Millî Mücadele’de gösterdiği fedakârlıklardan dolayı kırmızı, I. Dönem TBMM’de milletvekili olarak bulunduğu için de yeşil şeritli istiklâl madalyası ile ödüllendirilen Fahrettin Bey, Cenûbi Garbi Kafkas Hükümeti’nin evrak ve dosyalarını Ankara Üniversitesi Türk İnkılâp tarihi Enstitüsü’ne bağışladığı için Enstitü tarafından kendisine şeref diploması da verilmiştir. Hatıralarını kaleme aldığı Türk Ellerinde Hatıralarım adlı bir de kitabı bulunmaktadır.

 

Gürkan Fırat SAYLAN

 

KAYNAKÇA

 

Emekli Sandığı Arşivi, Vatana Hizmet Dosyası No.VH 000433.

TBMM Arşivi, Mv.258/a

Türk İnkılâp Tarihi Enstitüsü (TİTE) Arşivi, Klasör No:76, Gömlek No:5, Belge No:1.
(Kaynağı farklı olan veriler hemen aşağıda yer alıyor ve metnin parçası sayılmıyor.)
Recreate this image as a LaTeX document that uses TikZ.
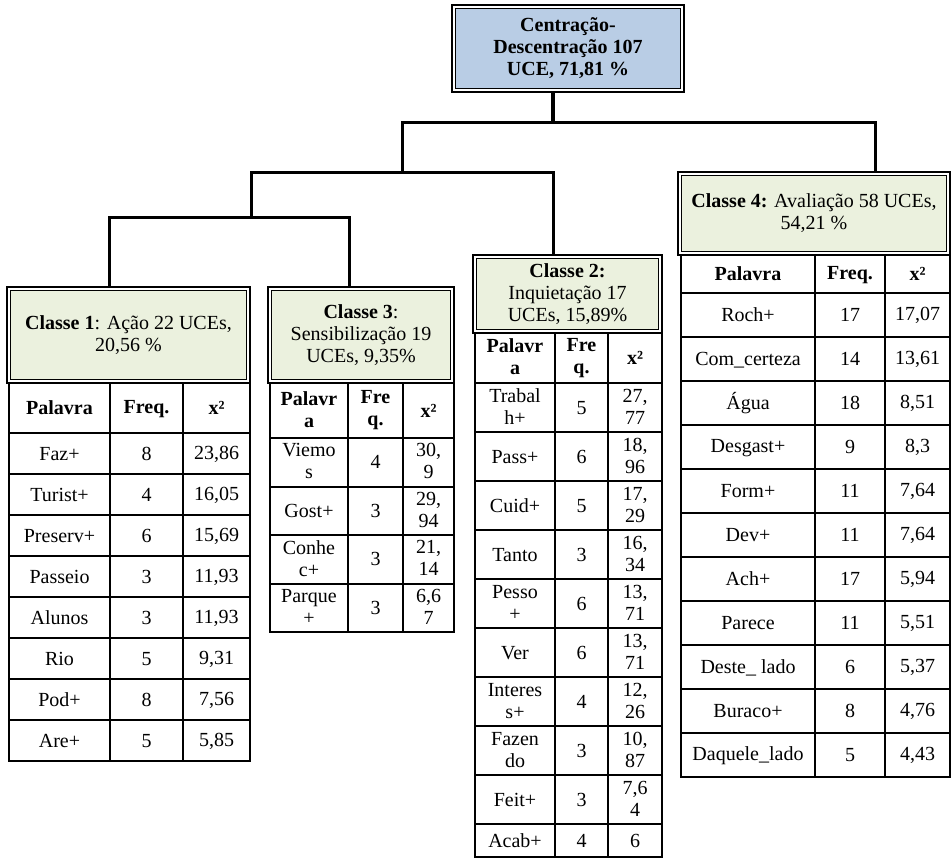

ARSLANOĞLU, Cem-Ender, Kars Millî İslam Şurası (5.11.1918-17.1.1919) ve Cenûbi Garbi Kafkas Hükümeti Muvakkata-i Milliyesi (18 Ocak-13 Nisan 1919), İstanbul 1986.

DAYI, Sinever Esin, Elviye-i Selâse’de (Kars, Ardahan, Batum) Millî Teşkilatlanma, Erzurum 1997.

ERDOĞAN, Fahrettin, Türk Ellerinde Hatıralarım, Ankara 1998.

GÖKDEMİR, Ahmet Ender, Cenûbi Garbi Kafkas Hükümeti, Ankara 1989.

KIRZIOĞLU, M. Fahrettin, Millî Mücadele’de Kars, 1.Kitap, İstanbul 1960.

SAYLAN, Gürkan Fırat, Piroğlu Fahrettin (Erdoğan) Bey Cenûbi Garbi Kafkas Hükümeti Hariciye Nazırı, (Atatürk Üniversitesi, Atatürk İlkeleri ve İnkılâp Tarihi Enstitüsü Yüksek Lisans Tezi), Erzurum 2003.

SAYLAN, Gürkan Fırat, “Malta Adası’nda Tutuklu Bulunan Cenûbi Garbi Kafkas Hükümeti Üyelerinin Fahrettin Bey’e Gönderdikleri Mektuplar”, Atatürk Üniversitesi Atatürk İlkeleri ve İnkılâp Tarihi Enstitüsü, Uluslararası Atatürk Dergisi, IV/2, s.279-293, (2004).